Comme je vous trouve un remarquable talent « d’écrire », et que vous êtes sympathique au voyeur que je suis – j’aime observer les jeunes danseurs littéraires qui recommencent à chaque génération nouvelle ces ballets parisiens, ces « après-midi d’un faune » – et que mes multiples expériences des pièges-à-homme me donnent dans ce domaine quelque autorité, je vous crie casse-cou. Laissez tomber ces règlements de comptes avec personne, par personnalités interposées. Une certaine absence de contenu qui vous enrage vous pousse à bourrer ce vide de têtes que vous piétinez avec l’impression de sentir enfin quelque chose de solide, de « bien là », sous vos sabots.
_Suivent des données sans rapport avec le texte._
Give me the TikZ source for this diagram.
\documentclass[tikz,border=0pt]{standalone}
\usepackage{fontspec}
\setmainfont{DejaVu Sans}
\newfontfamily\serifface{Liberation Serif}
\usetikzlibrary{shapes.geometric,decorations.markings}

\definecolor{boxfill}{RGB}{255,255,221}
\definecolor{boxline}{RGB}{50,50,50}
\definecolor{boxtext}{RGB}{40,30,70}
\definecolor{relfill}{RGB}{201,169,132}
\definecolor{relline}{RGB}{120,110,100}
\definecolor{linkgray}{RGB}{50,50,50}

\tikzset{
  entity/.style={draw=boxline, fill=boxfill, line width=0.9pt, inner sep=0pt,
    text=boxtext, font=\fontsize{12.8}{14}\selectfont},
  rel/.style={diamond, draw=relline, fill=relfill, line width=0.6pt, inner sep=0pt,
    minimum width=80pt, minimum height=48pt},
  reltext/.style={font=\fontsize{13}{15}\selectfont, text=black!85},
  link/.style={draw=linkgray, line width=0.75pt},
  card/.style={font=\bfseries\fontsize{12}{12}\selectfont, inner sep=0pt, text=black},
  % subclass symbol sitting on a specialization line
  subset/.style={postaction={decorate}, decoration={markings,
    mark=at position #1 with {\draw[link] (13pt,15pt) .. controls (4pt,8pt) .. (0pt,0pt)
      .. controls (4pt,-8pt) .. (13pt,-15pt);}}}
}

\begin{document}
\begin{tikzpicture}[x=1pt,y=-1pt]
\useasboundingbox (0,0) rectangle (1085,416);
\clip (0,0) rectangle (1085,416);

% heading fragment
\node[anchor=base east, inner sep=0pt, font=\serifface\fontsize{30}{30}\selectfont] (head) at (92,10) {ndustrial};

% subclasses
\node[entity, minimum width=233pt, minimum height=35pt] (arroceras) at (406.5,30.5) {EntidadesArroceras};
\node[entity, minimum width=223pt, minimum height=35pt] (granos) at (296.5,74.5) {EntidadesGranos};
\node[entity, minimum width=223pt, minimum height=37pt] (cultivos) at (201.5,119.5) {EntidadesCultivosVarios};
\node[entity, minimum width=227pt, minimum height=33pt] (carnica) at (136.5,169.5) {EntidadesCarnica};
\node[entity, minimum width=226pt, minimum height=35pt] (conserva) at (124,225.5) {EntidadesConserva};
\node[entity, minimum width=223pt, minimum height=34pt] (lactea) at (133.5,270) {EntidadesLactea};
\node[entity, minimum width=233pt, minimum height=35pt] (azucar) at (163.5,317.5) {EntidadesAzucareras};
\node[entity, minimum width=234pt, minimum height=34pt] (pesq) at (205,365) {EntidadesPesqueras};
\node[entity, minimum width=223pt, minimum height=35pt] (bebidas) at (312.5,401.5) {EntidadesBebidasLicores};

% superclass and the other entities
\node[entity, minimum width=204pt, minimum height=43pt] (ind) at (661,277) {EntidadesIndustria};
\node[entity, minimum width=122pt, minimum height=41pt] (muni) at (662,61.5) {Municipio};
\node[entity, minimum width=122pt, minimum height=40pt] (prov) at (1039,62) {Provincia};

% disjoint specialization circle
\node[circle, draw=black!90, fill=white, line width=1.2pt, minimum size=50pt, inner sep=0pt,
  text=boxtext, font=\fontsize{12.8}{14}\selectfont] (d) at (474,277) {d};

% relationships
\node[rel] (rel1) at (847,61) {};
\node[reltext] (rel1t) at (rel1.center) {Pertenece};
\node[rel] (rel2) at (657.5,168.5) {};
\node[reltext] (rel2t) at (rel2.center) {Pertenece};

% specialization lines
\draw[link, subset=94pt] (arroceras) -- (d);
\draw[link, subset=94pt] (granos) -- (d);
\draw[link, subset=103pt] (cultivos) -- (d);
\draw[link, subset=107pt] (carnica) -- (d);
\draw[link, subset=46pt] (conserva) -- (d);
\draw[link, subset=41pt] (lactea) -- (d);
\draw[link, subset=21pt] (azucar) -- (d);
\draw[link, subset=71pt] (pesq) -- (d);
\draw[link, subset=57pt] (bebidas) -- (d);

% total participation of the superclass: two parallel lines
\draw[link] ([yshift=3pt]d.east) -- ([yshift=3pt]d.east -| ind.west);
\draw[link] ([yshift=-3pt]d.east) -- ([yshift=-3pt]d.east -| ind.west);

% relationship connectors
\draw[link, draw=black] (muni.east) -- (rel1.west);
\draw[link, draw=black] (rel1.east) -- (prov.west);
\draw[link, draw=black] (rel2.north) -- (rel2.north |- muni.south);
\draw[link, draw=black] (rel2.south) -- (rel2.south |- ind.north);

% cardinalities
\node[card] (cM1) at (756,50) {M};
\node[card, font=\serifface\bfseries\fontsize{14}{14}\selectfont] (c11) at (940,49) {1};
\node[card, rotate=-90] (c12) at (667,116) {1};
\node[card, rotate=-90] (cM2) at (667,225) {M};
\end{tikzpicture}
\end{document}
Je ne connais personne en littérature qui ait dansé ces danses de scalp autrement que sur lui-même, en croyant toujours danser sur quelque autre victime expiatoire de sa conscience de vide intérieur, de cette angoisse de derviche tourneur. Vous avez plus de talent que vous ne vous croyez. Vous méritez mieux que d’être le Manhattanais Tom Woolf des libelles français, car dans votre Gombrowicz, vous exécutez Nabokov comme le petit Woolf vient d’exécuter Léonard Bernstein dans Radical chic. Vous devriez, autrement dit, vous attaquer férocement, courageusement, impitoyablement à vous-même. Je est un contenu qui vous appelle, qui vous donne un grand rendez-vous littéraire. Mais on ne va nulle part en dansant autour de soi-même. » in Immédiatement, Dominique De Roux, La Table Ronde, collection « La petite Vermillon », 1995.
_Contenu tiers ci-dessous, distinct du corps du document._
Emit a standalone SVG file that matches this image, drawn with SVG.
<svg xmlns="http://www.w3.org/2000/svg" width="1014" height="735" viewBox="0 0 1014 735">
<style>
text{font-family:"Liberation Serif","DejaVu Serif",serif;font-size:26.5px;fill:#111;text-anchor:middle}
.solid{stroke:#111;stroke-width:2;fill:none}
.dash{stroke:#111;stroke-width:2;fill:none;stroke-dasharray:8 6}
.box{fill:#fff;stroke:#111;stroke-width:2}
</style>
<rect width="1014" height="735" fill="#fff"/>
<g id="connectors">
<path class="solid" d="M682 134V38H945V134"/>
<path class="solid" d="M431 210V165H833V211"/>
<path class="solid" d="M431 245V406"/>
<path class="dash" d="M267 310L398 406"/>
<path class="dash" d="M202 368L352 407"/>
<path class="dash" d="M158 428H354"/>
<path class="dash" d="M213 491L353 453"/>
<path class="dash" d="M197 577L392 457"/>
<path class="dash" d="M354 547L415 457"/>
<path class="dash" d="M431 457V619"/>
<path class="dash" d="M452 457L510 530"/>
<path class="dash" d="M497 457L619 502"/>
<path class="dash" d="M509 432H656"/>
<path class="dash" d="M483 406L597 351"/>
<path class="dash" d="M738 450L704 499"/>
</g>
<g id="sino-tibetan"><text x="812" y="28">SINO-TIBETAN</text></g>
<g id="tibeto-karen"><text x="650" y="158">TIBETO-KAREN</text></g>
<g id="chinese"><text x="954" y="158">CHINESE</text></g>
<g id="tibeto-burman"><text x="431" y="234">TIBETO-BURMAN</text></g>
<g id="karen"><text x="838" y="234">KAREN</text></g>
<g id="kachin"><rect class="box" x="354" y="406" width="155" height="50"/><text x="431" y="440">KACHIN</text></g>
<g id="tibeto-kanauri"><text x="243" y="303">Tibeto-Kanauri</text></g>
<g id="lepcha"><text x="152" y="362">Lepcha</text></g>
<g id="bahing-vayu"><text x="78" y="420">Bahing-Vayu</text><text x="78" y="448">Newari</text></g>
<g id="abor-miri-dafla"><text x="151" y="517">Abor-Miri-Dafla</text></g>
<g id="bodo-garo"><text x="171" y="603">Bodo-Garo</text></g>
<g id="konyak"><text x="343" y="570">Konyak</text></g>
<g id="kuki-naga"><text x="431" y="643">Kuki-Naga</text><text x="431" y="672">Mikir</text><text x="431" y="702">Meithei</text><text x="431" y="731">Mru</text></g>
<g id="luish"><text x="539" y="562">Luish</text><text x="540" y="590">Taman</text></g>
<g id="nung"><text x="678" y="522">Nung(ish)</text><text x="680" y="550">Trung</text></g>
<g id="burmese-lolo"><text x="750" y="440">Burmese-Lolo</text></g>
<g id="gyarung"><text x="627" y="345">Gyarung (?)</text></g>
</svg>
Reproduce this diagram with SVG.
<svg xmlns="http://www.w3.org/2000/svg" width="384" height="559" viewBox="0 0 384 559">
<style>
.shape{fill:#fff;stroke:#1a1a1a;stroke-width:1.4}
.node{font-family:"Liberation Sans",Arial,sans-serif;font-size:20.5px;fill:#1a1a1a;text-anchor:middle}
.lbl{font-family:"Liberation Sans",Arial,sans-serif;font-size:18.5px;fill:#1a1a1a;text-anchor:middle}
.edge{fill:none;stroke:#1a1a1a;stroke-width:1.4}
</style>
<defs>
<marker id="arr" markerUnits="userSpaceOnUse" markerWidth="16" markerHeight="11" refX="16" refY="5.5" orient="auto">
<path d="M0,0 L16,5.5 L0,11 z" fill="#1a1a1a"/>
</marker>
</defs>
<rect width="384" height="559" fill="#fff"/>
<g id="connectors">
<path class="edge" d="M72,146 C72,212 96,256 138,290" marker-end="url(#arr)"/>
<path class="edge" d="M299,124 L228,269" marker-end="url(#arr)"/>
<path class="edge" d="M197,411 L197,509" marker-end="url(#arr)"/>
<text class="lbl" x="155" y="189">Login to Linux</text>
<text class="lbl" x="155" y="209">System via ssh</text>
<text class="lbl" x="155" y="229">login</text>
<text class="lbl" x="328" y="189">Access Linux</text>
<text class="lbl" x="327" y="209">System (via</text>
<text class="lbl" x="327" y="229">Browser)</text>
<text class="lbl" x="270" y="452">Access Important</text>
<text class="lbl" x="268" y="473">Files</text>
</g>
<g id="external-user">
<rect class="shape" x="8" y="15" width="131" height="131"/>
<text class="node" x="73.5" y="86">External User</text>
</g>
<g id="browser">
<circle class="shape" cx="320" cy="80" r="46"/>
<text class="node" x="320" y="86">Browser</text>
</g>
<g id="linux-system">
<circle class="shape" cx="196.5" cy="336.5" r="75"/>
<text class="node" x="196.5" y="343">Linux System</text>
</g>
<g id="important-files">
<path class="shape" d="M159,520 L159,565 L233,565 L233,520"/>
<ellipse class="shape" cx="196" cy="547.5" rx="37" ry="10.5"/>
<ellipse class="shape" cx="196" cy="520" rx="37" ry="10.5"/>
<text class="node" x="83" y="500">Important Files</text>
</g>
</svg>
Bien évidemment, il y aurait beaucoup à dire sur les rapports complexes entre l’écrivain et le gaulliste d’action que fut Romain Gary et le gaulliste mystique, anarchiste de droite, homme de colère un rien provocateur, éditeur de talent vilipendé par toute l’intelligentzia que fut Dominique de Roux (on se souvient de son mot sur sa réputation sulfureuse: « À force d’être traité de fasciste, j’ai envie de me présenter ainsi: moi, Dominique de Roux, déjà pendu à Nuremberg »).
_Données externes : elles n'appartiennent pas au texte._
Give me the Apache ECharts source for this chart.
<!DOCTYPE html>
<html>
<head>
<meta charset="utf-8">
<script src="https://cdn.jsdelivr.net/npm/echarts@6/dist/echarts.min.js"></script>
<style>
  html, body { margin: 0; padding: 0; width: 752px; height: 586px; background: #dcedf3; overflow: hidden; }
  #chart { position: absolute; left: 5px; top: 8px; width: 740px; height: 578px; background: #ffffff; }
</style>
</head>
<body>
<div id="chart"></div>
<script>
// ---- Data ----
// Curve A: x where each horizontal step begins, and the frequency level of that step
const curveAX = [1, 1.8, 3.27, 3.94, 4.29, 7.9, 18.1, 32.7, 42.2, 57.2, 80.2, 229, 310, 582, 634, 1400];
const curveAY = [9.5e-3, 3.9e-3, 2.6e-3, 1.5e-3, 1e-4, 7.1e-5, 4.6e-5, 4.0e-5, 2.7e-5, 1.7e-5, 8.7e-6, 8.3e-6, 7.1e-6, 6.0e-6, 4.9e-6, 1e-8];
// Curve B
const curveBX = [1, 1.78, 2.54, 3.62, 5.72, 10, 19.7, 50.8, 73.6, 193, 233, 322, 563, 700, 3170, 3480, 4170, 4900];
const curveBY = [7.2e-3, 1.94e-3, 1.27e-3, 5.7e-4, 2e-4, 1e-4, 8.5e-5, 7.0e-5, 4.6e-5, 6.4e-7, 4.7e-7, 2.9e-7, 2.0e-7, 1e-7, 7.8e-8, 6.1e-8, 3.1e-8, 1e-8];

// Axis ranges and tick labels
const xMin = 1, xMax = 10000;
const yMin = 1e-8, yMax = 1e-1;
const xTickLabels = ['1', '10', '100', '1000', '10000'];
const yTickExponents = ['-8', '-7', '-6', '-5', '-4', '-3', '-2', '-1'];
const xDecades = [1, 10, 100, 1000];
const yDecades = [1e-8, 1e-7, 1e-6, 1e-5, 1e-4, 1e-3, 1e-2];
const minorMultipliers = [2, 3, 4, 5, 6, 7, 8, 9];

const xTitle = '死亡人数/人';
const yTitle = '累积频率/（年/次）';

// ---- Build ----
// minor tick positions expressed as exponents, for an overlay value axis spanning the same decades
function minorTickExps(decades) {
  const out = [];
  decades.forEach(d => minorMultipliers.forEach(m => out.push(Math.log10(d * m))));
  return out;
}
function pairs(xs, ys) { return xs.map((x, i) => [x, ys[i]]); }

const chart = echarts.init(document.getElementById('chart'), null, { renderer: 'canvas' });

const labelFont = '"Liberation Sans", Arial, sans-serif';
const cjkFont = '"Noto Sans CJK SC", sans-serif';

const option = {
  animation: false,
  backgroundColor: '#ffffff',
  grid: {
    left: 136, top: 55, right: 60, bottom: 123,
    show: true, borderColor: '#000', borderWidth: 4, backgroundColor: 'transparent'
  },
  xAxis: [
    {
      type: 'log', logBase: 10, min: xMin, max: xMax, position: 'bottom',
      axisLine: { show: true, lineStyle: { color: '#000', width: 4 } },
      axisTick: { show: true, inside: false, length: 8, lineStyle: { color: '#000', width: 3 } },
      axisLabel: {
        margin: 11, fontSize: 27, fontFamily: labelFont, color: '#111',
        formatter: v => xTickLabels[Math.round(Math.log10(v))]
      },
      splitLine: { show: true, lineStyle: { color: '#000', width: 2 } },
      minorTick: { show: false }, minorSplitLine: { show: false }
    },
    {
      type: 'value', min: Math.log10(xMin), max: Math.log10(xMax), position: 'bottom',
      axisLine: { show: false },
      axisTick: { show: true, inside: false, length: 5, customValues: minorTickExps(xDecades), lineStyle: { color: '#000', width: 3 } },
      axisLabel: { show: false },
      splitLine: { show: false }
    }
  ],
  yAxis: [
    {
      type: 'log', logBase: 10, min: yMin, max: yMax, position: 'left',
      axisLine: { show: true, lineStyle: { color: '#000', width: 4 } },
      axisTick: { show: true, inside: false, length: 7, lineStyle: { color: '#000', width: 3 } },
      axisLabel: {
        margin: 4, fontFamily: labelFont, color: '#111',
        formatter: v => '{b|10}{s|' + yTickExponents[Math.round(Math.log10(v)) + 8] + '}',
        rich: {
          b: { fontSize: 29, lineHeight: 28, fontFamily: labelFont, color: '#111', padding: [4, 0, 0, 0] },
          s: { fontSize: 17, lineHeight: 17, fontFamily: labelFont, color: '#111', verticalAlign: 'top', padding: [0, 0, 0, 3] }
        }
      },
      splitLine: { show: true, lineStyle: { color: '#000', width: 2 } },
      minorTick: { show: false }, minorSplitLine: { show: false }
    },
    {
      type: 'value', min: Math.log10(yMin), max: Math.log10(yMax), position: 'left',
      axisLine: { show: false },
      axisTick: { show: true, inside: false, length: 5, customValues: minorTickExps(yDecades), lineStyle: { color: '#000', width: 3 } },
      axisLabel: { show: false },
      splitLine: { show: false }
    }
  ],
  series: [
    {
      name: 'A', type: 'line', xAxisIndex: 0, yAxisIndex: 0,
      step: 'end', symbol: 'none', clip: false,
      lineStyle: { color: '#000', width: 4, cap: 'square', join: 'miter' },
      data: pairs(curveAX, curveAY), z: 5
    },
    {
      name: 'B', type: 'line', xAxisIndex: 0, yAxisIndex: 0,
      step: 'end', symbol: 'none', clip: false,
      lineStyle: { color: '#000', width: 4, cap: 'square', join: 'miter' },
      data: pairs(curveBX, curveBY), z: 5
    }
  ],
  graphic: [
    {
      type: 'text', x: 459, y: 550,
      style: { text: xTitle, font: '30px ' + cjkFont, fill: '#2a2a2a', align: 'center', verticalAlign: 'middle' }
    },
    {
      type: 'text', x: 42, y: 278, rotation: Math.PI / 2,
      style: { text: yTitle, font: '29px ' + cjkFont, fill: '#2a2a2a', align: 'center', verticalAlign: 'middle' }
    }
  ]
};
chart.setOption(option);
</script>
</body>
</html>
Illustration: Dominique De Roux en compagnie de Witold Gombrowicz.
Eblouissante découverte que cette lettre de Romain Gary !
Un immense merci de nous la faire partager.
Bien à vous.
tout ça a éveillé m’a curiosité 🙂 je suis allée voir ici :
http://www.ina.fr/art-et-culture/litterature/video/I08219055/gombrowicz-repond-aux-critiques-de-michel-polac-dominique-de-roux-et-michel-vianey.fr.html
passionnant ! merci à vous.
Merci pour le lien vers ce document exceptionnel, la discussion animée par le regretté Michel Polac est effectivement passionnante, il est touchant aussi d’entendre la voix « coupante » de Dominique De Roux.